Prof. Yervant Terzian, astronomy, began by describing the events that led to the 20th century genocide.

“As humans increased in number, they began a rivalry and started to kill each other,” Terzian said. “This resulted in wars, which followed us into the 20th century, which included the Armenian genocide and the Jewish holocaust, which occurred in World War II.”

Terzian continued by discussing the reluctance of the Turkish government to recognize the Armenian Genocide — the Ottoman Empire’s systematic extermination of Armenians during World War I in Turkey.

“Armenians have survived, but at what price? There have been no Nuremberg trials, and the Turkish criminals are celebrated as heroes today in Turkey,” he said. “Turkish efforts to deny the genocide have resorted to rewriting historical accounts. Recognition of huge genocide is the very least Armenians can ask for, but they have largely been denied this.”
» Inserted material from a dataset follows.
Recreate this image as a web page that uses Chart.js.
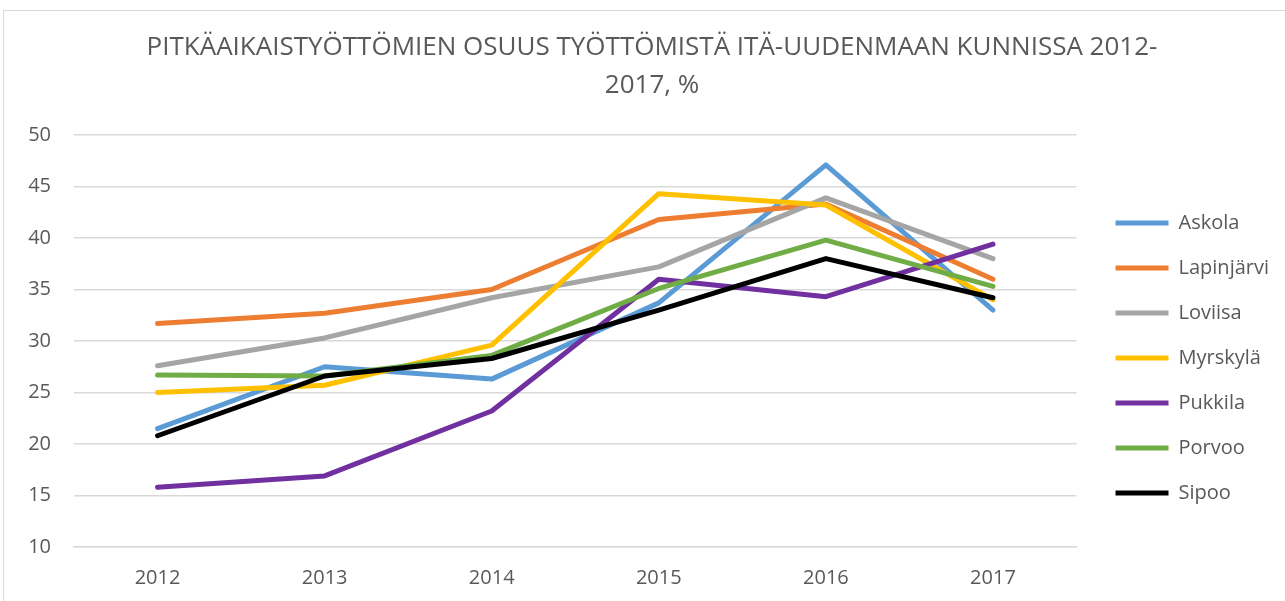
<!DOCTYPE html>
<html><head><meta charset="utf-8">
<script src="https://cdn.jsdelivr.net/npm/chart.js@4/dist/chart.umd.min.js"></script>
<style>html,body{margin:0;padding:0;background:#fff;}#wrap{width:1285px;height:601px;position:relative;}</style>
</head><body><div id="wrap"><canvas id="c" width="1285" height="601"></canvas></div>
<script>
const years = ['2012','2013','2014','2015','2016','2017'];
const askola = [21.5, 27.5, 26.3, 33.7, 47.1, 33.0];
const lapinjarvi = [31.7, 32.7, 35.0, 41.8, 43.3, 36.0];
const loviisa = [27.6, 30.3, 34.2, 37.2, 43.9, 38.0];
const myrskyla = [25.0, 25.7, 29.6, 44.3, 43.2, 34.0];
const pukkila = [15.8, 16.9, 23.2, 36.0, 34.3, 39.4];
const porvoo = [26.7, 26.6, 28.6, 35.1, 39.8, 35.3];
const sipoo = [20.8, 26.6, 28.3, 33.0, 38.0, 34.2];
const seriesNames = ['Askola','Lapinjärvi','Loviisa','Myrskylä','Pukkila','Porvoo','Sipoo'];
const seriesValues = [askola, lapinjarvi, loviisa, myrskyla, pukkila, porvoo, sipoo];
const colors = ['#5B9BD5','#ED7D31','#A5A5A5','#FFC000','#7030A0','#70AD47','#000000'];
const titleLines = ['PITKÄAIKAISTYÖTTÖMIEN OSUUS TYÖTTÖMISTÄ ITÄ-UUDENMAAN KUNNISSA 2012-', '2017, %'];

const FONT = '"Open Sans", "Noto Sans", sans-serif';
const TXT = '#595959';

const framePlugin = {
  id: 'frame',
  beforeDraw(chart) {
    const ctx = chart.ctx;
    ctx.save();
    ctx.fillStyle = '#fff';
    ctx.fillRect(0, 0, chart.width, chart.height);
    ctx.strokeStyle = '#d9d9d9';
    ctx.lineWidth = 1;
    ctx.strokeRect(3.5, 10.5, chart.width + 10, chart.height + 10);
    ctx.restore();
  },
  afterLayout(chart) {
    const lg = chart.legend;
    if (lg) {
      const dx = 14, dy = 54;
      lg.left += dx; lg.right += dx;
      lg.top += dy; lg.bottom += dy;
    }
    const tb = chart.titleBlock;
    if (tb) {
      tb.left += 14; tb.right += 14;
    }
  }
};

new Chart(document.getElementById('c'), {
  type: 'line',
  data: {
    labels: years,
    datasets: seriesNames.map((n, i) => ({
      label: n,
      data: seriesValues[i],
      borderColor: colors[i],
      backgroundColor: colors[i],
      borderWidth: 5,
      borderCapStyle: 'round',
      borderJoinStyle: 'round',
      pointRadius: 0,
      tension: 0,
      fill: false,
      order: seriesNames.length - i
    }))
  },
  options: {
    responsive: false,
    animation: false,
    devicePixelRatio: 1,
    layout: { padding: { left: 11, right: 20, top: 18, bottom: 11 } },
    plugins: {
      title: {
        display: true,
        text: titleLines,
        color: TXT,
        font: { family: FONT, size: 26, weight: 'normal', lineHeight: 38 / 26 },
        padding: { top: 11, bottom: 30 }
      },
      legend: {
        position: 'right',
        labels: {
          color: TXT,
          font: { family: FONT, size: 20 },
          boxWidth: 53,
          boxHeight: 5,
          padding: 25,
          sort: (a, b) => a.datasetIndex - b.datasetIndex,
          generateLabels(chart) {
            return chart.data.datasets.map((d, i) => ({
              text: d.label,
              fillStyle: d.borderColor,
              strokeStyle: d.borderColor,
              lineWidth: 0,
              fontColor: TXT,
              datasetIndex: i,
              hidden: false
            }));
          }
        }
      },
      tooltip: { enabled: false }
    },
    scales: {
      x: {
        offset: true,
        grid: { display: false, drawTicks: false },
        border: { display: true, color: '#d9d9d9', width: 1.5 },
        ticks: { color: TXT, font: { family: FONT, size: 20 }, padding: 19 },
        afterFit(s) { s.height = 43; }
      },
      y: {
        min: 10, max: 50,
        ticks: { stepSize: 5, color: TXT, font: { family: FONT, size: 20 }, padding: 23 },
        grid: { color: '#d9d9d9', lineWidth: 1.5, drawTicks: false },
        border: { display: false },
        afterFit(s) { s.width = 63; }
      }
    }
  },
  plugins: [framePlugin]
});
</script></body></html>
Terzian ended the introduction by sepaking about the importance of remembering the genocides.

“Had the world recognized the first massacre, perhaps the second one could have been avoided,” he said.

After a moment of silence, Caron spoke on the uniqueness of the Holocaust as a genocide, its effect on today’s world.
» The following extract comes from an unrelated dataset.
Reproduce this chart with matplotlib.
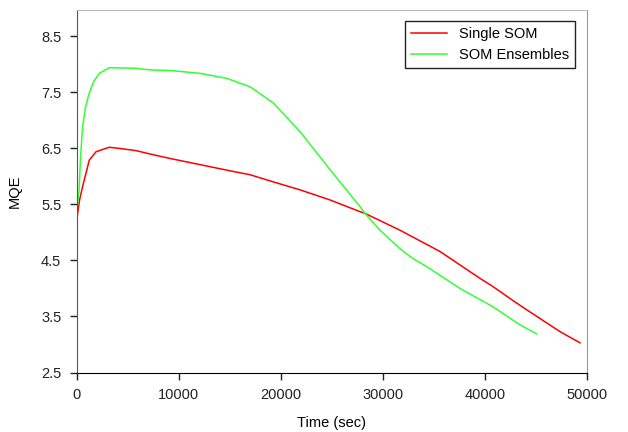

“It was unique in two ways, in the cold and calculated method of killing, such as the technology in the camps in Poland as well as Hitler’s unique intent to kill all Jews, without exception, as well as to wipe out all of Jewish culture.”

Caron cited the recent shooting at the Jewish Center in Kansas City by ex-Klu Klux Klan Dragon Frazier Glenn Miller, Jewish identification in Ukraine and popular anti-Semitic French comedian Dieudonné M’bala M’bala as reasons to remember.

Prof. Roald Hoffmann, the Frank H. T. Rhodes professor of Humane Letters emeritus, and the winner of the 1981 Nobel Prize in Chemistry, urged the audience to ‘return, remember and forgive’ the horrors of Holocaust, speaking as a child survivor. Hoffmann spoke about his family move to Zokchiv, a middle-class Polish-Ukrainian town, and then being smuggled out by bribery to hide in the attic and storage room of a schoolhouse in the countryside.

“We can return. The remembering is the necessary step, and clearly, on both a national and personal level, that is what is missing in Turkey and the Turkish people in regards to the Armenian Genocide. And until you remember, you can’t start to forgive,” he said.

Hoffmann contrasted Turkey’s denial of the Armenian Genocide to the remembrance of the Holocaust by Germany and the slow restoration of personal and communal property.

“We were able to reclaim the field, but not the gravestones,” he said.

Prof. Peter Balakian, English, Colgate University, also gave the audience a history of Armenia pre and post-genocide.

“The year 1915 is lauded as the year of modernity. It’s an extraordinary moment for certain breakthroughs, but there’s the great irony of the war with being the largest techno-killing to this day,” he said. “This violence accompanies the modernity, and what accompanies the Great War was genocide, both at the western fronts and in Ottoman Turkey.”

The program ended with recitation of poems, written in Armenian and Hebrew and translated into English, followed by a casual question and answer panel with the speakers.

The event was part of Hillel’s recent intercultural events, which aim for Jewish students to engage in dialogue with non-Jewish communities, according to Nina Gershonowitz ’16, chair of Hillel’s cultural programming committee.

“We started meeting in February, and then got more serious about making a program that would be meaningful for both the Jewish and Armenian communities on and around campus,” she said.